- _TASK INSTRUCTIONS_
Print, exactly as they stand, the lines from the start of the listing to the line containing "from matplotlib.ticker import MultipleLocator", inclusive.
- - -
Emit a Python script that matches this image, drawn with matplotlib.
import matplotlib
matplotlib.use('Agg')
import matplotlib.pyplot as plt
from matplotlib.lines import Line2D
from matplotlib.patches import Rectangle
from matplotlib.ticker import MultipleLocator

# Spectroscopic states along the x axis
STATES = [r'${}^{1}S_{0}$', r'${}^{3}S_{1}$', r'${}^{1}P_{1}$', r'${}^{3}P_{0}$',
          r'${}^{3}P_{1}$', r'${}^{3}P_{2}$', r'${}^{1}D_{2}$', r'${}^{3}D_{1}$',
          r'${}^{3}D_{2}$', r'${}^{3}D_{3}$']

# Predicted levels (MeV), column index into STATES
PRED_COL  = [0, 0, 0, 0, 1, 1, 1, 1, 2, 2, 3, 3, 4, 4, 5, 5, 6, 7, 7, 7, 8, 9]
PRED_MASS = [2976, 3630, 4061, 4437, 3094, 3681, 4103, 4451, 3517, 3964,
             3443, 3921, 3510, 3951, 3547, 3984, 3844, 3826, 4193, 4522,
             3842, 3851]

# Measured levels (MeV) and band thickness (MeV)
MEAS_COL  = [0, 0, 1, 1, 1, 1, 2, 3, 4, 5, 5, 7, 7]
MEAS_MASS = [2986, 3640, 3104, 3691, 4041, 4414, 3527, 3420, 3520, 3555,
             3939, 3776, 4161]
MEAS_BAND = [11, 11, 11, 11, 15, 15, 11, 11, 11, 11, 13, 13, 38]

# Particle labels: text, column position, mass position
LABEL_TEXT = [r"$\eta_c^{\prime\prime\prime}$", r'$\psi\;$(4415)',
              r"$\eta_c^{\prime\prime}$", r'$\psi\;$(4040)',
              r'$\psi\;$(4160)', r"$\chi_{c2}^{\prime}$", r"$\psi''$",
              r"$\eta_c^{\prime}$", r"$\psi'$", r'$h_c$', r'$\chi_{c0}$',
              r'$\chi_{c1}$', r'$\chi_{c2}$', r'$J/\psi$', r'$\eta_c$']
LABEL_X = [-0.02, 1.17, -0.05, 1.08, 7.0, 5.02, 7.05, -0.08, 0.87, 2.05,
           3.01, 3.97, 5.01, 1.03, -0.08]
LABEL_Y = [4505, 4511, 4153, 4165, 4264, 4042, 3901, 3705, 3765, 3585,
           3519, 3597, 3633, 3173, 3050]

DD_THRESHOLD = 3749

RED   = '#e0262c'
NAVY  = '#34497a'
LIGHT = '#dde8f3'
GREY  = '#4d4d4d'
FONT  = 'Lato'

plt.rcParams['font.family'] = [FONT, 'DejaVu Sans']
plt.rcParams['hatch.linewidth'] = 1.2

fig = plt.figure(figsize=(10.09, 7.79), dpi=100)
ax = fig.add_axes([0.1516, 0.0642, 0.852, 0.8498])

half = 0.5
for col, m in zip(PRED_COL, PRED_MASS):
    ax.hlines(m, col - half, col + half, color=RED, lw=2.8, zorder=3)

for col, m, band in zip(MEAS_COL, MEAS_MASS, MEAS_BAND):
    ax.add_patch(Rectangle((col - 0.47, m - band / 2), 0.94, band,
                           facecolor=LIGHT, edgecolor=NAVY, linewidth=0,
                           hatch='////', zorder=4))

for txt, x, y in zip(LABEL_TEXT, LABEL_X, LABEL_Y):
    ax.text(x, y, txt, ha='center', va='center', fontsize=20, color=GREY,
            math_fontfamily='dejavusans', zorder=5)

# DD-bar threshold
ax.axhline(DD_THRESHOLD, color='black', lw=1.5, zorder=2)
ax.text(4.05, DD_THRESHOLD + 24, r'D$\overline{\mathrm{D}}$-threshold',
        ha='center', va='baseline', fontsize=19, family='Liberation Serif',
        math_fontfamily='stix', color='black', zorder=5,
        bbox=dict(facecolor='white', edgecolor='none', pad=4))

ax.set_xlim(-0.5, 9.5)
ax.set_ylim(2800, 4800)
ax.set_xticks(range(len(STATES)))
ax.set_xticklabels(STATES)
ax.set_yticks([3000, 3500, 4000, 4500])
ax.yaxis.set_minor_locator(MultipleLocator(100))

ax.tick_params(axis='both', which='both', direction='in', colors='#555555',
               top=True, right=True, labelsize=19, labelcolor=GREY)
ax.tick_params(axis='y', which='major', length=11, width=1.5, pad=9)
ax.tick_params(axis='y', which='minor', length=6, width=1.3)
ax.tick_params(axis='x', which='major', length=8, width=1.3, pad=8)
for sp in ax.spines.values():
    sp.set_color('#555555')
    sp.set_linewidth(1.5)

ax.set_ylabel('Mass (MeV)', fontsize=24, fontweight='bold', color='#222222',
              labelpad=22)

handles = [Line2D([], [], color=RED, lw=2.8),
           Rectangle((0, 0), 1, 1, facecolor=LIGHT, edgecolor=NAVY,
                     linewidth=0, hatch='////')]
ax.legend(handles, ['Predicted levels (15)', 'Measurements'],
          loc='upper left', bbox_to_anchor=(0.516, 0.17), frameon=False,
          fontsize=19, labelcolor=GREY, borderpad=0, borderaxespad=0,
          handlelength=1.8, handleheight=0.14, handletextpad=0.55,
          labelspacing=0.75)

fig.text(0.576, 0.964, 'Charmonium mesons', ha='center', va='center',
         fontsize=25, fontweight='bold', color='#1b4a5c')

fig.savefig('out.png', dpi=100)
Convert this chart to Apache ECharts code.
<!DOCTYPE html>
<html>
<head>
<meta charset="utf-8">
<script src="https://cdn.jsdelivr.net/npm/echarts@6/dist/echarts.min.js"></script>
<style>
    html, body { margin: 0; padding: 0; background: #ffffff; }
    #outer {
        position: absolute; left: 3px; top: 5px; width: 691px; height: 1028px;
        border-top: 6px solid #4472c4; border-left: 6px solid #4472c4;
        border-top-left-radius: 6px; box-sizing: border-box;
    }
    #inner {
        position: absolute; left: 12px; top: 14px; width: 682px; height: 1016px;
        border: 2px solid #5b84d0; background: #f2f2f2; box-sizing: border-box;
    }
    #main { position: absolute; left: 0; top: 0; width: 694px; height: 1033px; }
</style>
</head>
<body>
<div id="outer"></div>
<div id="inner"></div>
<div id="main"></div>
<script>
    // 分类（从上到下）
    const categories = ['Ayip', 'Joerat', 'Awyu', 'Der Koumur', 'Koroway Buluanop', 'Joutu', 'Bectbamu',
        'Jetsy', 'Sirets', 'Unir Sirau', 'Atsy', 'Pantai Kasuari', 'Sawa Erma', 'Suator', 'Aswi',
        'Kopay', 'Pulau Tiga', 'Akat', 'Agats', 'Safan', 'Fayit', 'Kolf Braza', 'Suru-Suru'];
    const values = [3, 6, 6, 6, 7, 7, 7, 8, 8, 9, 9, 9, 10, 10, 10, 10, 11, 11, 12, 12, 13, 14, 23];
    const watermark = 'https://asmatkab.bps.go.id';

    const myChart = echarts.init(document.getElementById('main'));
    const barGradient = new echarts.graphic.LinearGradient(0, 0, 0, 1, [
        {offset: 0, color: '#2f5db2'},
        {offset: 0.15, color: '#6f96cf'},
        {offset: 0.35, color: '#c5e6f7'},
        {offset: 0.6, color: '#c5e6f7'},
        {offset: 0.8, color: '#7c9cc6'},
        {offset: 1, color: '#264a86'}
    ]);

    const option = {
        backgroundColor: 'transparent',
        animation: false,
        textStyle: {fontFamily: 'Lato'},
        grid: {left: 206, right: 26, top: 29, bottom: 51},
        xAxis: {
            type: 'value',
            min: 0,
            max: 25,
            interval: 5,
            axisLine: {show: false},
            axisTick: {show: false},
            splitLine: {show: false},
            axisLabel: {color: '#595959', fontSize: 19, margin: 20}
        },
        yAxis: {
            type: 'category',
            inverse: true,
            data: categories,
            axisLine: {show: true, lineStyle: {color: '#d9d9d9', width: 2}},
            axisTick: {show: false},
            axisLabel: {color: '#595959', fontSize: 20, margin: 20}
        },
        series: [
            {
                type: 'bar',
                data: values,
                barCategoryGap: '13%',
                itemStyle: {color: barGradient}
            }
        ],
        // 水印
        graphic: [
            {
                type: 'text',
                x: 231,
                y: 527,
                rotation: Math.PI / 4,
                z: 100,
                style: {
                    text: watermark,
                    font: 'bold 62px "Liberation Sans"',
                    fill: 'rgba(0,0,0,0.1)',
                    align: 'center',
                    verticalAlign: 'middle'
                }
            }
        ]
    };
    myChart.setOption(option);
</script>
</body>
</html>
- - -
- _EXERCISE ANSWER_
Emit a Python script that matches this image, drawn with matplotlib.
import matplotlib
matplotlib.use('Agg')
import matplotlib.pyplot as plt
from matplotlib.lines import Line2D
from matplotlib.patches import Rectangle
from matplotlib.ticker import MultipleLocator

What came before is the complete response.